I should have said diacritics instead of accents; sorry. The difference between
n matching ñ and p matching q is that graphically, ñ is n + ~ (it can also be
encoded that way: ̃n).
Here's another issue that character folding solves; Id like your thoughts on
it. Try to search the text of my message for 'n' and 'ñ', without any sort of
character folding.
This will match n but not ñ: ̃n.
This will match ñ but not n: ñ.
Note that the behaviour has nothing to do with Emacs; most applications will
behave the same. The first ñ is using n + combining tilde, while the second is
a single character ñ. Both are legal representation of the Spanish letter ñ.
With character folding, both match 'n'. This is a much more logical default, I
think. The same thing can be said for virtually every diacritic.
On a more personal note, I wouldn't see the character folding behaviour as a
bug for French, where ç is quite different from c, and é is quite different
from e.
>> I'm wary of smart solutions based on locale or buffer language.
>> It's not uncommon to be writing a single document in multiple
>> languages; especially if names are involved.

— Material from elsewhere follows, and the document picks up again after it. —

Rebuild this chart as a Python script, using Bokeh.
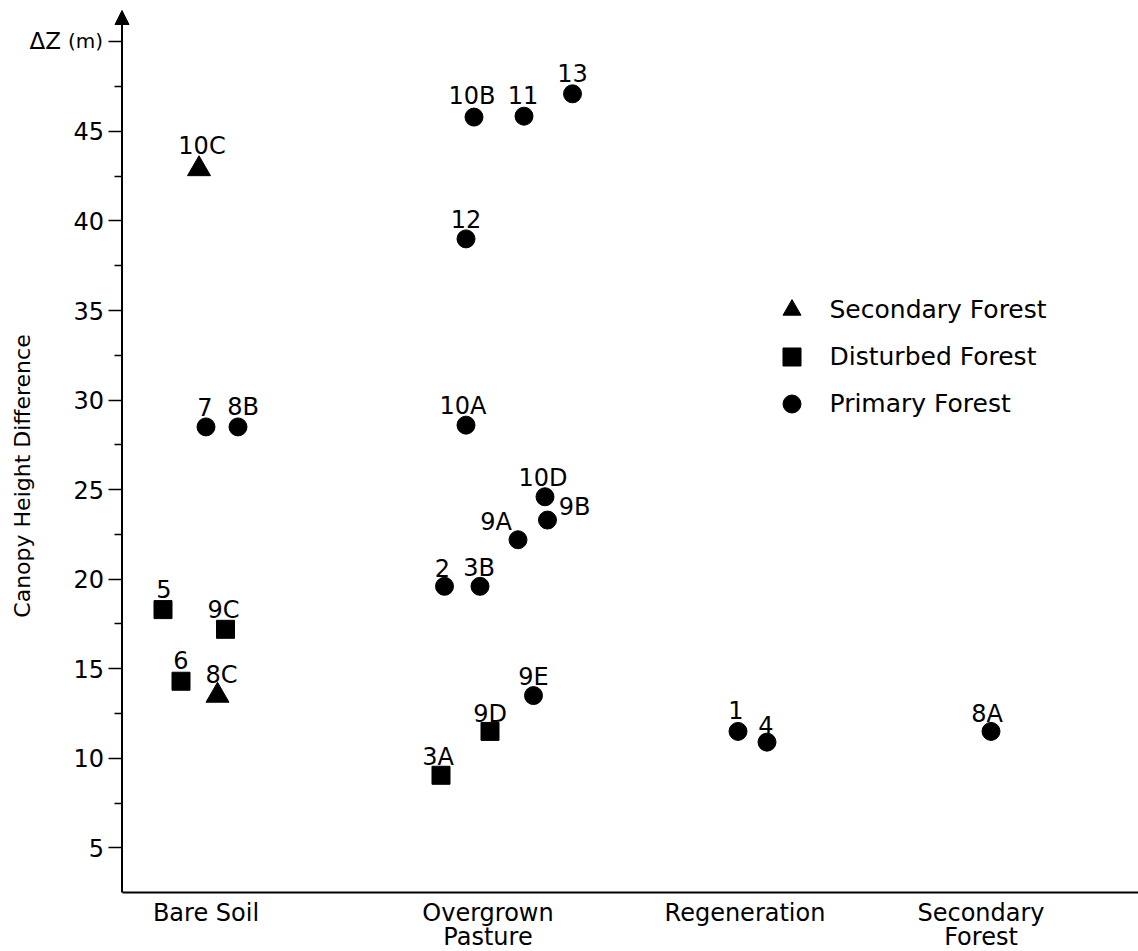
from bokeh.plotting import figure
from bokeh.models import (Range1d, FixedTicker, Legend, LegendItem, Arrow, NormalHead,
                          Label, ColumnDataSource)
from bokeh.core.properties import value
from bokeh.embed import file_html
from bokeh.resources import INLINE

# ---------------- data ----------------
categories = ["Bare Soil", "Overgrown\nPasture", "Regeneration", "Secondary\nForest"]
category_x = [0.84, 3.66, 6.23, 8.59]

sites = ["10C", "7", "8B", "5", "9C", "6", "8C",
         "10B", "11", "13", "12", "10A", "10D", "9B", "9A", "2", "3B", "9E", "9D", "3A",
         "1", "4", "8A"]
site_x = [0.77, 0.84, 1.16, 0.41, 1.035, 0.59, 0.955,
          3.52, 4.02, 4.505, 3.44, 3.44, 4.23, 4.255, 3.96, 3.225, 3.58, 4.115, 3.68, 3.19,
          6.16, 6.45, 8.69]
delta_z = [42.9, 28.5, 28.5, 18.3, 17.2, 14.3, 13.5,
           45.8, 45.85, 47.1, 39.0, 28.6, 24.6, 23.3, 22.2, 19.6, 19.6, 13.5, 11.5, 9.05,
           11.5, 10.9, 11.5]
forest = ["Secondary Forest", "Primary Forest", "Primary Forest", "Disturbed Forest",
          "Disturbed Forest", "Disturbed Forest", "Secondary Forest",
          "Primary Forest", "Primary Forest", "Primary Forest", "Primary Forest",
          "Primary Forest", "Primary Forest", "Primary Forest", "Primary Forest",
          "Primary Forest", "Primary Forest", "Primary Forest", "Disturbed Forest",
          "Disturbed Forest", "Primary Forest", "Primary Forest", "Primary Forest"]

y_ticks = [5, 10, 15, 20, 25, 30, 35, 40, 45, 50]
y_minor_ticks = [7.5, 12.5, 17.5, 22.5, 27.5, 32.5, 37.5, 42.5, 47.5]
y_axis_bottom = 2.5
y_axis_top = 51.75
x_axis_end = 10.165
legend_order = ["Secondary Forest", "Disturbed Forest", "Primary Forest"]

# ---------------- styles ----------------
FONT = "DejaVu Sans"
MARKERS = {"Secondary Forest": ("triangle", 23),
           "Disturbed Forest": ("square", 18),
           "Primary Forest": ("circle", 18)}
# label placement relative to marker, screen px (dx, dy)
LABEL_OFFSET = {"10C": (3, -23), "7": (-1, -20), "8B": (5, -20), "5": (1, -21),
                "9C": (-2, -19), "6": (0, -21), "8C": (4, -21),
                "10B": (-2, -21), "11": (-1, -21), "13": (0, -21), "12": (0, -20),
                "10A": (-3, -19), "10D": (-2, -19), "9B": (27, -13), "9A": (-22, -18),
                "2": (-2, -18), "3B": (-1, -18), "9E": (0, -19), "9D": (0, -17),
                "3A": (-3, -18), "1": (-2, -21), "4": (-1, -17), "8A": (-4, -17)}

p = figure(width=1138, height=951,
           x_range=Range1d(-1.215, 10.165), y_range=Range1d(-0.79, 52.31),
           output_backend="svg", toolbar_location=None,
           min_border_left=0, min_border_right=0, min_border_top=0, min_border_bottom=0)
p.background_fill_color = "white"
p.border_fill_color = "white"
p.outline_line_color = None
p.xgrid.visible = False
p.ygrid.visible = False

# y axis (line drawn by the arrow below)
ya = p.yaxis[0]
ya.fixed_location = 0
ya.ticker = FixedTicker(ticks=y_ticks, minor_ticks=y_minor_ticks)
ya.major_label_overrides = {50: ""}
ya.axis_line_color = None
ya.major_tick_line_width = 1.5
ya.minor_tick_line_width = 1.5
ya.major_tick_out = 14
ya.major_tick_in = 0
ya.minor_tick_out = 8
ya.minor_tick_in = 0
ya.major_label_standoff = 4
ya.major_label_text_font = FONT
ya.major_label_text_font_size = "24px"
ya.major_label_text_color = "black"
ya.axis_label = "Canopy Height Difference"
ya.axis_label_text_font = FONT
ya.axis_label_text_font_size = "22px"
ya.axis_label_text_font_style = "normal"
ya.axis_label_text_color = "black"
ya.axis_label_standoff = 36

# x axis
xa = p.xaxis[0]
xa.fixed_location = y_axis_bottom
xa.bounds = (0, x_axis_end)
xa.ticker = FixedTicker(ticks=category_x, minor_ticks=[])
xa.major_label_overrides = {x: c for x, c in zip(category_x, categories)}
xa.axis_line_width = 2
xa.axis_line_color = "black"
xa.major_tick_out = 0
xa.major_tick_in = 0
xa.minor_tick_out = 0
xa.minor_tick_in = 0
xa.major_label_standoff = 6
xa.major_label_text_font = FONT
xa.major_label_text_font_size = "24px"
xa.major_label_text_color = "black"
xa.major_label_text_line_height = 0.88

# y axis line with arrow head
p.add_layout(Arrow(end=NormalHead(size=14, fill_color="black", line_color="black"),
                   x_start=0, y_start=y_axis_bottom, x_end=0, y_end=y_axis_top,
                   line_width=2, line_color="black"))

# points, one renderer per forest type
legend_items = []
for ftype in legend_order:
    idx = [i for i, f in enumerate(forest) if f == ftype]
    src = ColumnDataSource(dict(x=[site_x[i] for i in idx], y=[delta_z[i] for i in idx]))
    marker, size = MARKERS[ftype]
    r = p.scatter("x", "y", source=src, marker=marker, size=size,
                  fill_color="black", line_color="black")
    legend_items.append(LegendItem(label=ftype, renderers=[r]))

# site labels
lab_src = ColumnDataSource(dict(
    x=site_x, y=delta_z, text=sites,
    dx=[LABEL_OFFSET[s][0] for s in sites],
    dy=[LABEL_OFFSET[s][1] for s in sites]))
p.text("x", "y", text="text", source=lab_src, x_offset="dx", y_offset="dy",
       text_font=value(FONT), text_font_size="24px", text_align="center",
       text_baseline="alphabetic", text_color="black")

legend = Legend(items=legend_items, location=(768.5, 525.5))
legend.glyph_width = 45
legend.glyph_height = 45
legend.spacing = 2
legend.padding = 0
legend.margin = 0
legend.label_standoff = 16
legend.label_text_font = FONT
legend.label_text_font_size = "25px"
legend.label_text_color = "black"
legend.border_line_color = None
legend.background_fill_alpha = 0
p.add_layout(legend, "center")

# axis unit label at the top tick
p.add_layout(Label(x=0, y=50, x_offset=-61, y_offset=1, text="ΔZ",
                   text_align="right", text_baseline="alphabetic",
                   text_font=FONT, text_font_size="23px", text_color="black"))
p.add_layout(Label(x=0, y=50, x_offset=-19, y_offset=1, text="(m)",
                   text_align="right", text_baseline="alphabetic",
                   text_font=FONT, text_font_size="20px", text_color="black"))

open("out.html", "w").write(file_html(p, INLINE))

Plus, it's not obvious
>> that a single set of settings is enough for each locale. For
>> example, one could argue that folding accents makes no sense in
>> French: ‘supprimé’ means ‘removed’, but ‘supprime’ means ‘removes’.
>> Yet it is not uncommon for people to write the latter for the
>> former, especially when using a dumb keyboard.
>
> I'm not sure how to fix this, but seeing similar reservations from
> other users, some language-dependent behavior is unavoidable.
I don't think so. An on-off switch seems enough to begin with.
Language-dependent folding could to be a separate feature; unicode folding (the
curretn implementation) would be a fine feature to start with, I think.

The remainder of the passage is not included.